Re rhoi: other than changing it to rhoi’r bara i ti, all good


“Am” is introduced in Lesson 6.1 with “am hynny” (about that). You’re right that it’s not been formally introduced on its own, but there have been examples of its meaning when it crops up with, or part of other words (such as “amdani”). It is also introduced Lesson 21 with “am byth” (forever) and “am tro” (for a turn, or “for a walk” in the sentence “mynd â chi am dro”), and in Challenge 3 of the new course as “am fis” (for a month) and “am biti mis” (for about a month) if you’re following that too (note that “am” means both 'about and ‘for’ in this context). And you’re right, “am” usually softens the next word.

“Os” however, isn’t formally introduced until Lesson 7 of course 2. However, come course 3, the words will start appearing without introduction (not all of them mind, but some). What you will find is that yes, you will get stumped when you hear it the first time, but your brain remembers it when you hear it the second time. And you’ll find you learn more words than you realise because the time to introduce and/or explain them is reduced, so there’s more practice material. The course guide for course 3 lists all these words whether they’re formally introduced or not, which is a help (after you’ve first tackled the lesson, of course!).

“mae” is normally used if making a statement, like ‘She is allowed to drink the milk’ would be “Mae hi’n cael yfed y llaeth”. In this sentence, the word “os” is used, so it becomes a suggestion (I think I’m explaining this well - if not then hopefully someone will explain it better!). “Yw hi’n cael yfed y llaeth” can also be represented as a question if you put a question mark on the end of the sentence (as introduced in lessons 9 and 10).

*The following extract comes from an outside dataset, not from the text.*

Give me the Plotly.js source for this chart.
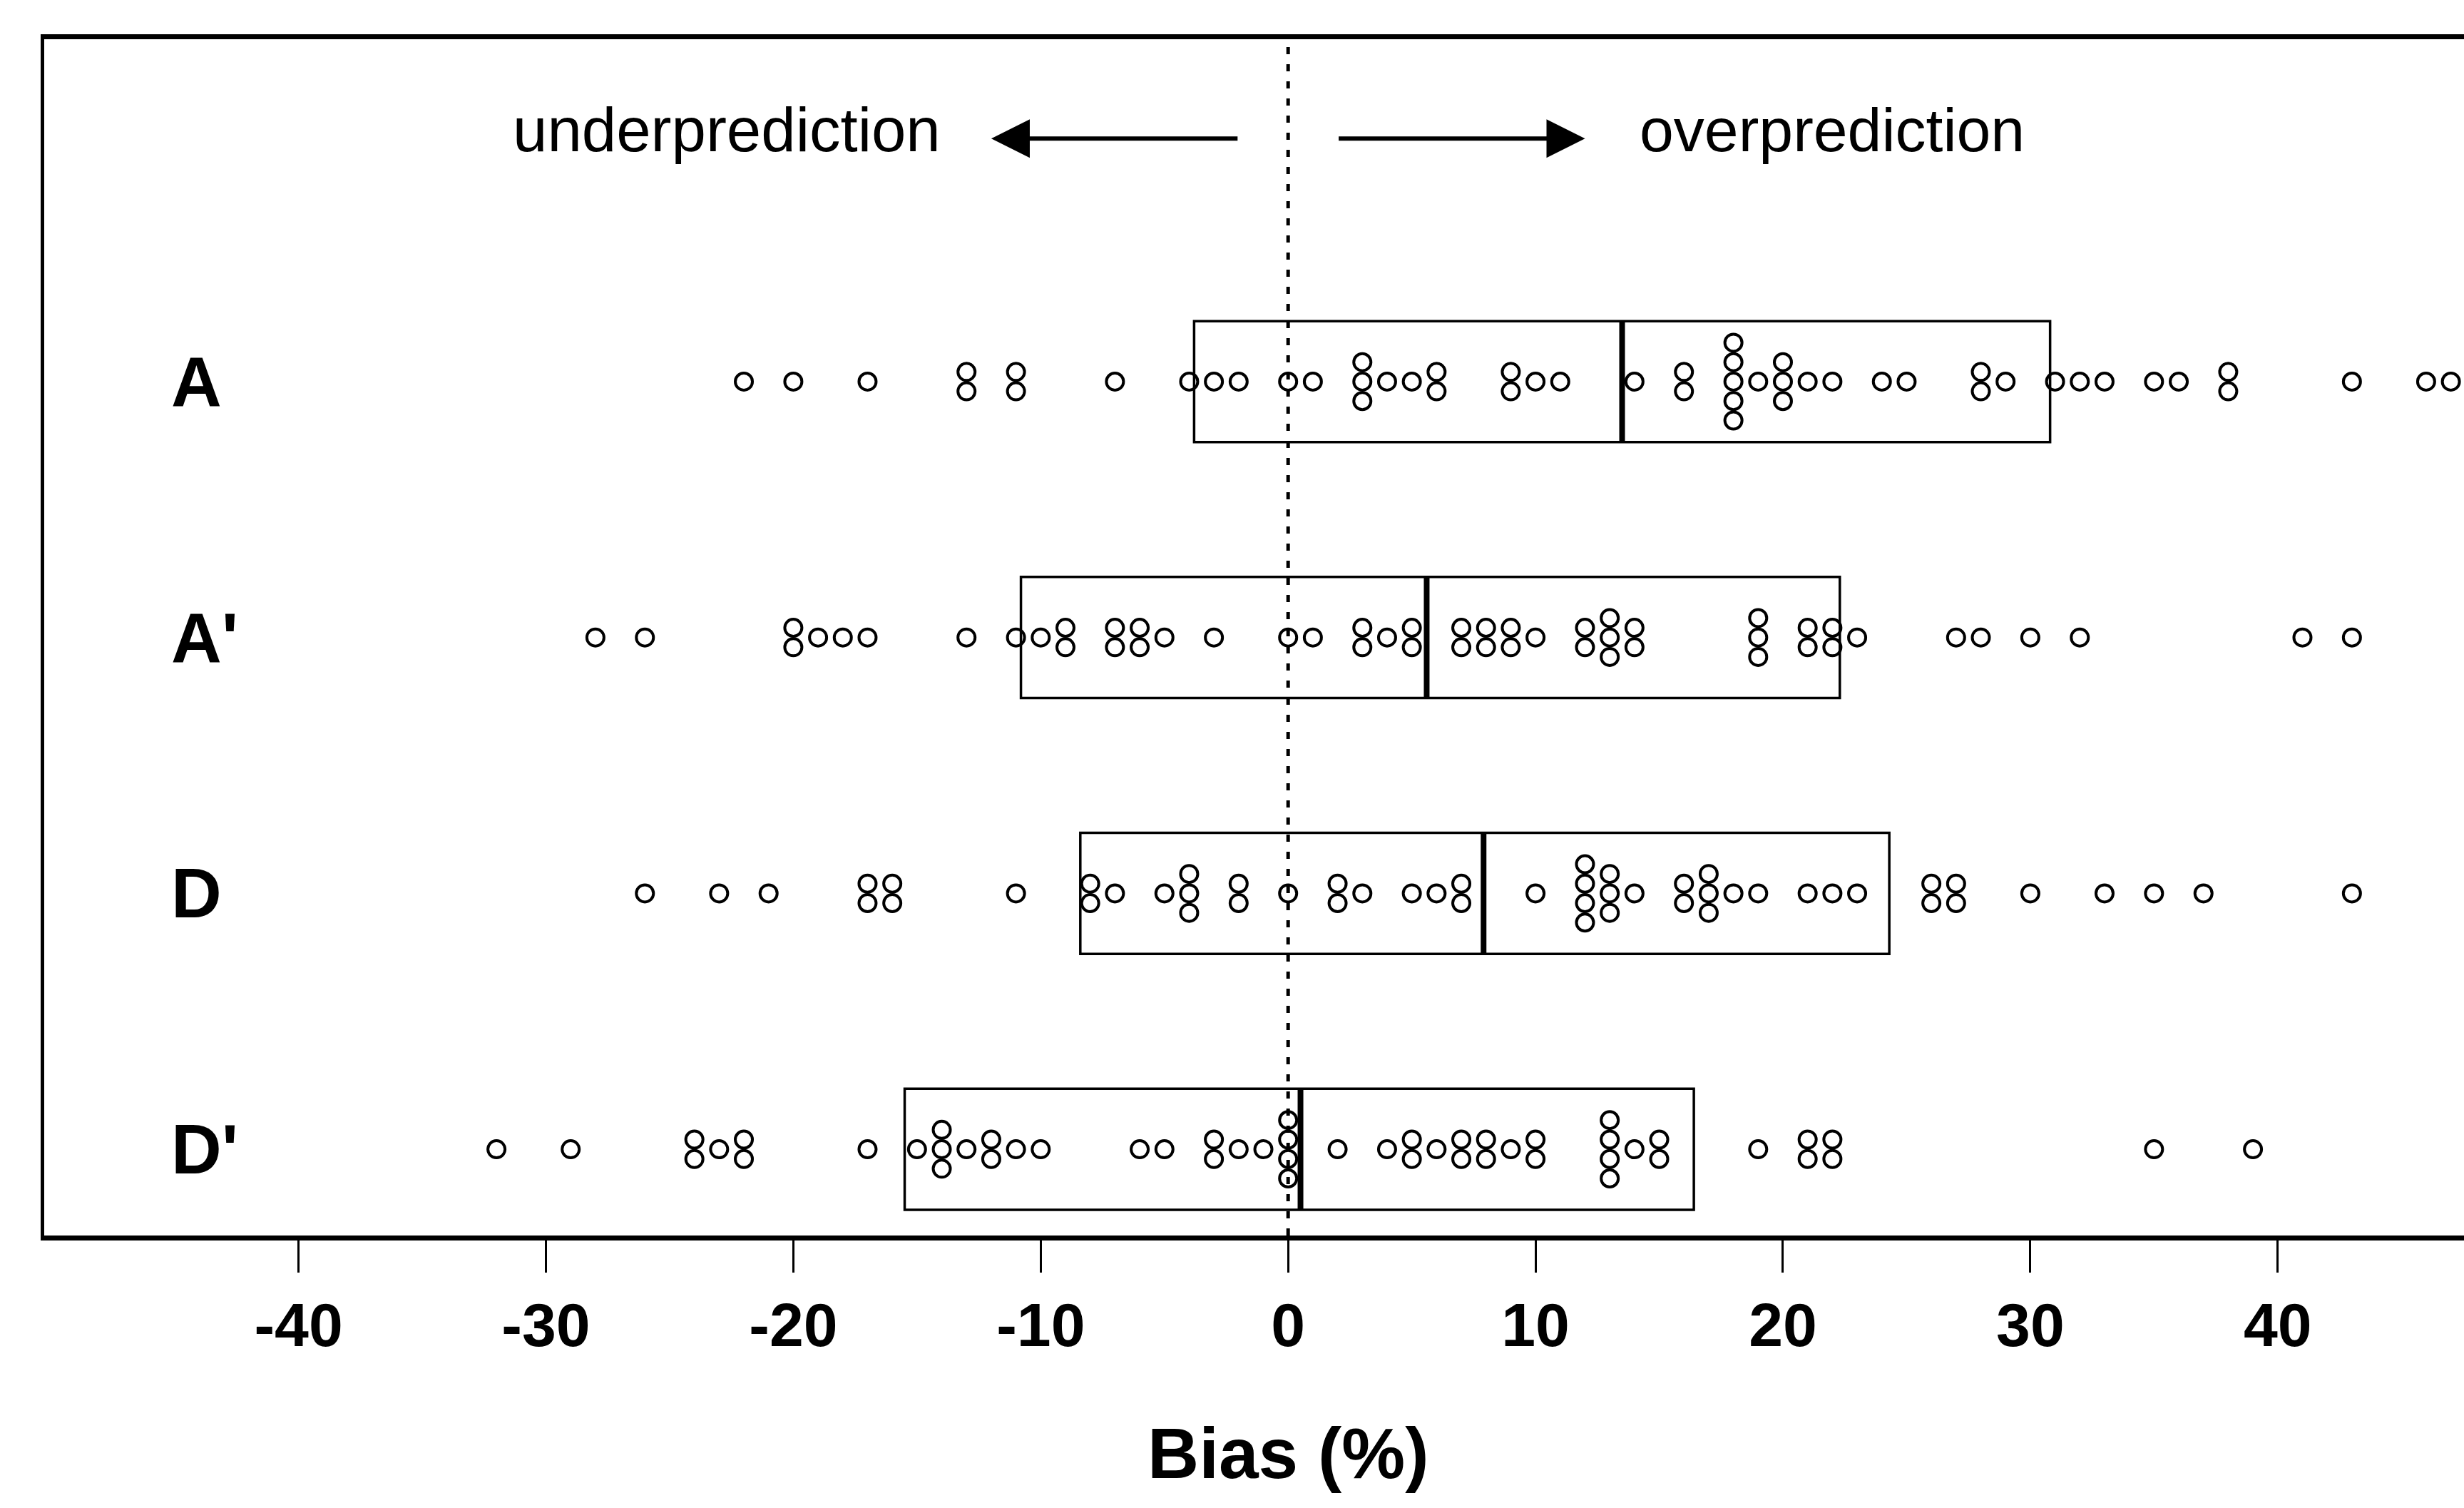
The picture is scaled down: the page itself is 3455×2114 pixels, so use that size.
<!DOCTYPE html>
<html>
<head>
<meta charset="utf-8">
<script src="https://cdn.plot.ly/plotly-3.0.1.min.js"></script>
<style>html,body{margin:0;padding:0;background:#fff;}#chart{width:3455px;height:2114px;}</style>
</head>
<body>
<div id="chart"></div>
<script>
// ---- data ----
const categories = ["A", "A'", "D", "D'"];
const biasA  = [-22, -20, -17, -13, -13, -11, -11, -7, -4, -3, -2, 0, 1, 3, 3, 3, 4, 5, 6, 6, 9, 9, 10, 11, 14, 16, 16, 18, 18, 18, 18, 18, 19, 20, 20, 20, 21, 22, 24, 25, 28, 28, 29, 31, 32, 33, 35, 36, 38, 38, 43, 46, 47];
const biasA1 = [-28, -26, -20, -20, -19, -18, -17, -13, -11, -10, -9, -9, -7, -7, -6, -6, -5, -3, 0, 1, 3, 3, 4, 5, 5, 7, 7, 8, 8, 9, 9, 10, 12, 12, 13, 13, 13, 14, 14, 19, 19, 19, 21, 21, 22, 22, 23, 27, 28, 30, 32, 41, 43];
const biasD  = [-26, -23, -21, -17, -17, -16, -16, -11, -8, -8, -7, -5, -4, -4, -4, -2, -2, 0, 2, 2, 3, 5, 6, 7, 7, 10, 12, 12, 12, 12, 13, 13, 13, 14, 16, 16, 17, 17, 17, 18, 19, 21, 22, 23, 26, 26, 27, 27, 30, 33, 35, 37, 43];
const biasD1 = [-32, -29, -24, -24, -23, -22, -22, -17, -15, -14, -14, -14, -13, -12, -12, -11, -10, -6, -5, -3, -3, -2, -1, 0, 0, 0, 0, 2, 4, 5, 5, 6, 7, 7, 8, 8, 9, 10, 10, 13, 13, 13, 13, 14, 15, 15, 19, 21, 21, 22, 22, 35, 39];
const boxLow    = [-3.8, -10.8, -8.4, -15.5];
const boxMedian = [13.5, 5.6, 7.9, 0.5];
const boxHigh   = [30.8, 22.3, 24.3, 16.4];
const tickValues = [-40, -30, -20, -10, 0, 10, 20, 30, 40];
const tickLabels = ["-40", "-30", "-20", "-10", "0", "10", "20", "30", "40"];
const axisTitle = "Bias (%)";
const leftNote = "underprediction";
const rightNote = "overprediction";

// ---- build ----
const series = [biasA, biasA1, biasD, biasD1];
const N = categories.length;
const rowOf = i => N - i;
const STEP = 0.076;
const HALF = 0.2365;
const FONT = "Liberation Sans, Arial, Helvetica, sans-serif";

const px = [], py = [];
series.forEach((vals, i) => {
  const counts = new Map();
  vals.forEach(v => counts.set(v, (counts.get(v) || 0) + 1));
  counts.forEach((n, v) => {
    for (let k = 0; k < n; k++) {
      px.push(v);
      py.push(rowOf(i) + (k - (n - 1) / 2) * STEP);
    }
  });
});

const rows = categories.map((c, i) => rowOf(i));

const boxTrace = {
  type: 'box', orientation: 'h',
  y: rows, q1: boxLow, median: boxMedian, q3: boxHigh,
  lowerfence: boxLow, upperfence: boxHigh,
  width: 2 * HALF, whiskerwidth: 0, boxpoints: false,
  fillcolor: 'rgba(0,0,0,0)', line: {color: 'black', width: 3.5},
  hoverinfo: 'skip', showlegend: false
};

const mx = [], my = [];
boxMedian.forEach((m, i) => { mx.push(m, m, null); my.push(rowOf(i) - HALF, rowOf(i) + HALF, null); });
const medianTrace = {
  type: 'scatter', mode: 'lines', x: mx, y: my,
  line: {color: 'black', width: 8}, hoverinfo: 'skip', showlegend: false
};

const pointTrace = {
  type: 'scatter', mode: 'markers', x: px, y: py,
  marker: {symbol: 'circle-open', size: 24, color: 'black', line: {color: 'black', width: 4}},
  hoverinfo: 'x', showlegend: false
};

const annotations = categories.map((c, i) => ({
  text: c, xref: 'paper', yref: 'y', x: 0.052, y: rowOf(i),
  xanchor: 'left', yanchor: 'middle', showarrow: false,
  font: {family: FONT, size: 98, color: 'black', weight: 'bold'}
}));
annotations.push(
  {text: leftNote, xref: 'x', yref: 'y', x: -22.7, y: 4.985, showarrow: false,
   font: {family: FONT, size: 87, color: 'black'}},
  {text: rightNote, xref: 'x', yref: 'y', x: 22.0, y: 4.985, showarrow: false,
   font: {family: FONT, size: 86, color: 'black'}},
  {text: '', xref: 'x', yref: 'y', x: -12, y: 4.95, axref: 'x', ayref: 'y', ax: -2, ay: 4.95,
   showarrow: true, arrowhead: 2, arrowsize: 1.8, arrowwidth: 6, arrowcolor: 'black', standoff: 0},
  {text: '', xref: 'x', yref: 'y', x: 12, y: 4.95, axref: 'x', ayref: 'y', ax: 2, ay: 4.95,
   showarrow: true, arrowhead: 2, arrowsize: 1.8, arrowwidth: 6, arrowcolor: 'black', standoff: 0},
  {text: axisTitle, xref: 'x', yref: 'paper', x: 0, y: -0.182, yanchor: 'middle', showarrow: false,
   font: {family: FONT, size: 100, color: 'black', weight: 'bold'}}
);

const layout = {
  width: 3455, height: 2114,
  margin: {l: 62, r: 0, t: 55, b: 382},
  paper_bgcolor: 'white', plot_bgcolor: 'white',
  showlegend: false,
  font: {family: FONT, color: 'black'},
  xaxis: {
    range: [-50.28, 47.53], showgrid: false, zeroline: false,
    showline: true, mirror: true, linecolor: 'black', linewidth: 7,
    ticks: 'outside', ticklen: 45, tickwidth: 3, tickcolor: 'black',
    tickvals: tickValues, ticktext: tickLabels,
    tickfont: {family: FONT, size: 86, color: 'black', weight: 'bold'}
  },
  yaxis: {
    range: [0.663, 5.338], showgrid: false, zeroline: false,
    showline: true, mirror: false, linecolor: 'black', linewidth: 5,
    ticks: '', showticklabels: false
  },
  shapes: [{type: 'line', xref: 'x', yref: 'paper', x0: 0, x1: 0, y0: 0, y1: 1,
            line: {color: 'black', width: 5, dash: '10px,14px'}}],
  annotations: annotations
};

Plotly.newPlot('chart', [boxTrace, medianTrace, pointTrace], layout, {displayModeBar: false, staticPlot: true});
</script>
</body>
</html>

That is correct. “Rhoi” means ‘to give’ or ‘to put’, but in these lessons so far, ‘to give’ is the meaning practiced.


@louis Thanks, Louis! I’m glad to know I heard correctly and I should soft mutate after am. And I should have known it was “rhoi’r”!

@faithless78 Thanks so much for your very detailed reply! (You’re Gavin, right? You’ve been so helpful to me, I feel like I should know your name…) Isn’t it funny - you are right about all those other “am” phrases we’ve learned! I guess I have them all in my head as single units - “am hynny”, “am byth”, etc. and I don’t think of them as “am” + another word. (I haven’t done the new course yet, but I plan to run through that after I finish Course 1 plus vocab, before I start Course 2). And since I haven’t separately learned the words that are after “am” in those phrases, I wouldn’t know if there were mutations in them. I guess I need to pay more attention to each word on its own :slight_smile:

Learning more words in less time i s good, and I’m not complaining about lack of formal introduction (just noticing)…but I am glad to know that all the words will be in the course guide for Course 3, because that will be very helpful.

What you said about “os” making what follows into a suggestion, and thus the question word “yw” gets used instead of “mae” makes sense. There were sentences in the lesson with “os dw i’n” and “os yn ni’n” as well. Thinking about it, I realize we haven’t learned the question forms “Am I?” or “Are we?” yet, so I can’t see yet if there is a pattern there.

Diolch yn fawr - really appreciate that you both took time to answer my questions :slight_smile:


Well just on that one (and I can remember scratching my head about this in the beginning), it is reasonably straightforward: “ydw i…?”
and (familiar singular) “are you…?”: “wyt ti…?”.

However, I learn Northern, and there are a few little differences between that and Southern in this part of the language, so will leave to someone else to talk about the other “persons” of the verb.